This trend is being sold as inevitable. It deserves more skepticism than it is getting.
"Founder mode" has become the season's most seductive narrative in startup culture. The premise is simple and appealing: successful founders operate differently than professional managers. They move faster, they break rules, they trust their gut. The implication is that if you want to grow a company, you need to embrace this mode or find a founder who will.
The problem is that "founder mode" is being packaged as a universal growth strategy when it's really just a romanticized description of certain personality types in certain contexts at certain moments. And the startup world is building growth doctrine on this shaky foundation.

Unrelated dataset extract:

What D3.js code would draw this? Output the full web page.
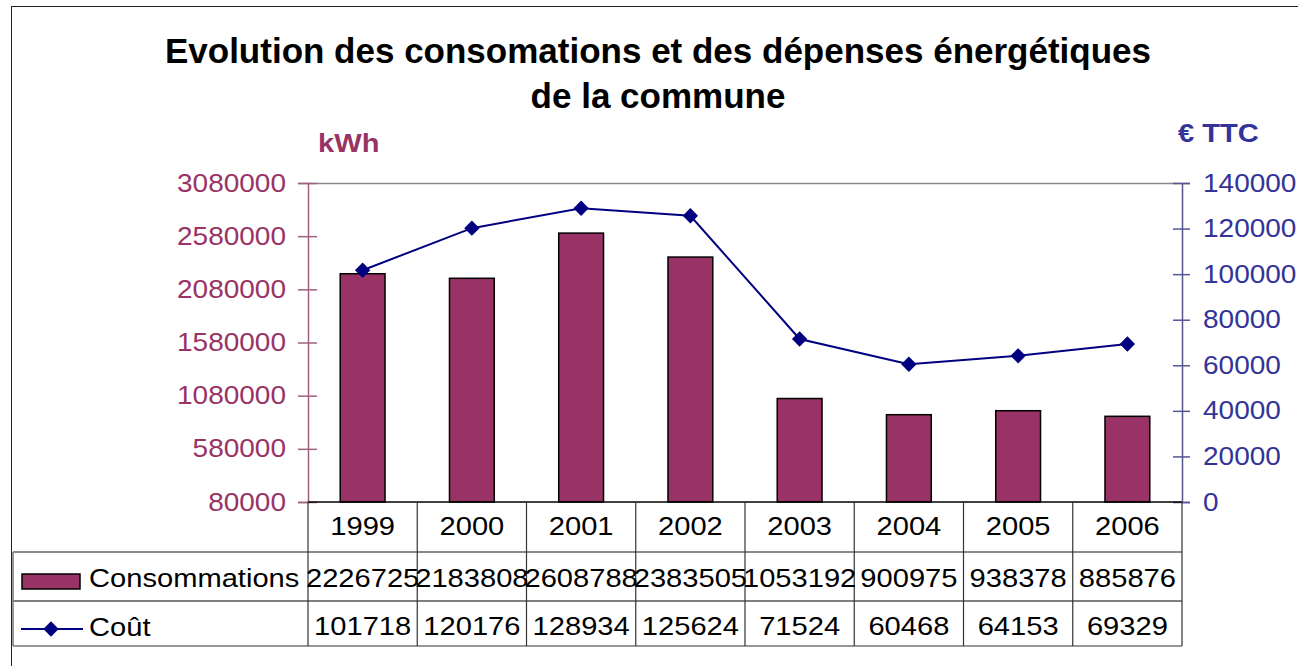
<!DOCTYPE html>
<html>
<head>
<meta charset="utf-8">
<script src="https://cdn.jsdelivr.net/npm/d3@7"></script>
<style>
  body { margin: 0; background: #fff; }
  svg { font-family: "Liberation Sans", Arial, sans-serif; }
</style>
</head>
<body>
<div id="canvas"></div>
<script>
var years = ['1999', '2000', '2001', '2002', '2003', '2004', '2005', '2006'];
var consommations = [2226725, 2183808, 2608788, 2383505, 1053192, 900975, 938378, 885876];
var cout = [101718, 120176, 128934, 125624, 71524, 60468, 64153, 69329];
var kwhTicks = [80000, 580000, 1080000, 1580000, 2080000, 2580000, 3080000];
var euroTicks = [0, 20000, 40000, 60000, 80000, 100000, 120000, 140000];

var W = 1298, H = 666;
var m = {t: 183, l: 308, r: 1182, b: 502};
var SX = 1.12; // original text is a bit wider than Arial

var svg = d3.select('#canvas').append('svg')
    .attr('width', W).attr('height', H);

// widen a text horizontally around its own x position
function stretch(sel) {
  sel.each(function() {
    var t = d3.select(this);
    var tx = +t.attr('x') || 0, ty = +t.attr('y') || 0;
    t.attr('x', 0).attr('y', 0)
     .attr('transform', 'translate(' + tx + ',' + ty + ') scale(' + SX + ',1)');
  });
}

// outer frame
svg.append('rect')
    .attr('x', 11.5).attr('y', 6.5)
    .attr('width', W + 20).attr('height', H + 20)
    .attr('fill', 'none').attr('stroke', '#222').attr('stroke-width', 1);

// title
svg.append('text').attr('x', 658).attr('y', 63)
    .attr('text-anchor', 'middle').style('font-size', '35px').style('font-weight', 'bold')
    .text('Evolution des consomations et des dépenses énergétiques');
svg.append('text').attr('x', 658).attr('y', 108)
    .attr('text-anchor', 'middle').style('font-size', '35px').style('font-weight', 'bold')
    .text('de la commune');

svg.append('text').attr('x', 318).attr('y', 152)
    .style('font-size', '26px').style('font-weight', 'bold').attr('fill', '#993366')
    .text('kWh').call(stretch);
svg.append('text').attr('x', 1178).attr('y', 142)
    .style('font-size', '26px').style('font-weight', 'bold').attr('fill', '#333399')
    .text('€ TTC').call(stretch);

// scales
var x = d3.scaleBand().domain(years).range([m.l, m.r]).padding(0);
var yL = d3.scaleLinear().domain([80000, 3080000]).range([m.b, m.t]);
var yR = d3.scaleLinear().domain([0, 140000]).range([m.b, m.t]);

// plot area top border
svg.append('line').attr('x1', m.l).attr('x2', m.r)
    .attr('y1', m.t + 0.5).attr('y2', m.t + 0.5)
    .attr('stroke', '#888').attr('stroke-width', 1.5);

// bars
var barW = x.bandwidth() * 0.41;
svg.selectAll('.bar').data(consommations).enter()
    .append('rect')
    .attr('class', 'bar')
    .attr('x', function(d, i) { return x(years[i]) + x.bandwidth() / 2 - barW / 2; })
    .attr('y', function(d) { return yL(d); })
    .attr('width', barW)
    .attr('height', function(d) { return yL(80000) - yL(d); })
    .attr('fill', '#993366')
    .attr('stroke', '#000').attr('stroke-width', 1.5);

// line
var line = d3.line()
    .x(function(d, i) { return x(years[i]) + x.bandwidth() / 2; })
    .y(function(d) { return yR(d); });
svg.append('path').datum(cout)
    .attr('d', line)
    .attr('fill', 'none').attr('stroke', '#000080').attr('stroke-width', 2);
svg.selectAll('.pt').data(cout).enter()
    .append('path')
    .attr('class', 'pt')
    .attr('d', d3.symbol().type(d3.symbolDiamond2).size(150))
    .attr('transform', function(d, i) {
      return 'translate(' + (x(years[i]) + x.bandwidth() / 2) + ',' + yR(d) + ')';
    })
    .attr('fill', '#000080');

// axes
var axL = svg.append('g').attr('transform', 'translate(' + m.l + ',0)')
    .call(d3.axisLeft(yL).tickValues(kwhTicks).tickFormat(d3.format('d')).tickSize(10).tickPadding(12));
axL.select('.domain').attr('stroke', '#a0607f').attr('stroke-width', 1.5);
axL.selectAll('.tick line').attr('x1', 9).attr('x2', -10).attr('stroke', '#a0607f').attr('stroke-width', 1.5);
axL.selectAll('.tick text').attr('fill', '#993366').style('font-size', '25px')
    .style('font-family', '"Liberation Sans", Arial, sans-serif').call(stretch);

var axR = svg.append('g').attr('transform', 'translate(' + m.r + ',0)')
    .call(d3.axisRight(yR).tickValues(euroTicks).tickFormat(d3.format('d')).tickSize(8).tickPadding(13));
axR.select('.domain').attr('stroke', '#555588').attr('stroke-width', 1.5);
axR.selectAll('.tick line').attr('x1', -9).attr('x2', 8).attr('stroke', '#555599').attr('stroke-width', 1.5);
axR.selectAll('.tick text').attr('fill', '#333399').style('font-size', '25px')
    .style('font-family', '"Liberation Sans", Arial, sans-serif').call(stretch);

// bottom axis line
svg.append('line').attr('x1', m.l).attr('x2', m.r)
    .attr('y1', m.b).attr('y2', m.b).attr('stroke', '#000').attr('stroke-width', 1.5);

// data table
var rowY = [502, 552, 601, 646];
var tableLeft = 13;
var tbl = svg.append('g');

tbl.append('line').attr('x1', tableLeft).attr('x2', m.r).attr('y1', rowY[1]).attr('y2', rowY[1])
    .attr('stroke', '#666').attr('stroke-width', 1.5);
tbl.append('line').attr('x1', tableLeft).attr('x2', m.r).attr('y1', rowY[2]).attr('y2', rowY[2])
    .attr('stroke', '#000').attr('stroke-width', 1.2);
tbl.append('line').attr('x1', tableLeft).attr('x2', m.r).attr('y1', rowY[3]).attr('y2', rowY[3])
    .attr('stroke', '#777').attr('stroke-width', 1.5);
tbl.append('line').attr('x1', tableLeft).attr('x2', tableLeft).attr('y1', rowY[1]).attr('y2', rowY[3])
    .attr('stroke', '#777').attr('stroke-width', 1.5);

var edges = years.map(function(d) { return x(d); }).concat([m.r]);
tbl.selectAll('.col').data(edges).enter()
    .append('line').attr('class', 'col')
    .attr('x1', function(d) { return d; }).attr('x2', function(d) { return d; })
    .attr('y1', rowY[0]).attr('y2', rowY[3])
    .attr('stroke', '#333').attr('stroke-width', 1.2);

function rowText(vals, baseline) {
  tbl.selectAll(null).data(vals).enter()
      .append('text')
      .attr('x', function(d, i) { return x(years[i]) + x.bandwidth() / 2; })
      .attr('y', baseline)
      .attr('text-anchor', 'middle')
      .style('font-size', '26px')
      .attr('fill', '#000')
      .text(function(d) { return d; })
      .call(stretch);
}
rowText(years, 535);
rowText(consommations, 587);
rowText(cout, 635);

// legend keys
tbl.append('rect').attr('x', 22).attr('y', 574).attr('width', 58).attr('height', 15)
    .attr('fill', '#993366').attr('stroke', '#000').attr('stroke-width', 1.5);
tbl.append('text').attr('x', 89).attr('y', 587).style('font-size', '26px').text('Consommations').call(stretch);
tbl.append('line').attr('x1', 21).attr('x2', 83).attr('y1', 629).attr('y2', 629)
    .attr('stroke', '#000080').attr('stroke-width', 2);
tbl.append('path')
    .attr('d', d3.symbol().type(d3.symbolDiamond2).size(150))
    .attr('transform', 'translate(51,629)')
    .attr('fill', '#000080');
tbl.append('text').attr('x', 89).attr('y', 636).style('font-size', '26px').text('Coût').call(stretch);
</script>
</body>
</html>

Recent departures like founders leaving corporate boards to pursue new ventures get framed as returns to authenticity. The underlying message: real growth happens when founders are unencumbered by bureaucratic thinking. But this narrative conveniently ignores why founders leave those positions in the first place. It's often because they want equity upside, because they're bored, or because they disagree with an organization's direction. That's not evidence that "founder mode" unlocks growth. That's just evidence that incentives matter.
The real issue is that we're conflating personality traits with business strategy. Yes, some founders are decisive risk-takers who move quickly. Some are also reckless, impulsive, and resistant to feedback. Some are collaborative and systematic. Some are secretive and paranoid. The founder archetype isn't a growth strategy. It's just a category of person.
Meanwhile, the startup ecosystem is increasingly shaped by this mythology. New founders are told to be scrappier, to ignore process, to trust instinct over data. Investors are drawn to narratives about founders who "think different." Board dynamics shift when everyone assumes that founder intuition beats institutional knowledge.
Here's what actually drives sustainable growth: clarity about what you're building and why, systems that let you scale without losing quality, and the ability to learn from failure without becoming paralyzed by it. None of these are exclusive to founders. None of them require you to abandon professional discipline.
Some of the fastest-growing companies in recent years have been led by operators who came from outside the founder class. Some of the most spectacular failures have been led by charismatic founders operating in pure "founder mode," with minimal oversight and maximal confidence in their own vision. The data doesn't support a clean correlation between founder-led intuition and growth outcomes.
What we're actually seeing is survivorship bias dressed up as business philosophy. The founders who moved fast and won are celebrated as visionaries. The founders who moved fast and failed are forgotten, or briefly mocked before disappearing from the narrative. We never build a balanced picture because we're not systematically comparing outcomes.
The "founder mode" trend also creates a subtle class problem. It privileges those with the social and financial capital to found companies and convince others to join them, while suggesting that everyone else needs to basically adopt a founder's personality to succeed. That's not democratizing opportunity. That's just making founder-like behavior a new credential that some people naturally have and others have to perform.
Growth happens through many different approaches. Some companies win through founder-led vision. Some win through disciplined execution by professional operators. Some win through cultural innovation. Some win through sheer market timing. The fact that we keep cycling back to "the founder knows best" says less about what actually works and more about what we find narratively satisfying.
Before you reorganize your company around founder mode, ask yourself: am I doing this because the data shows it works, or because the story feels true? Those are rarely the same thing.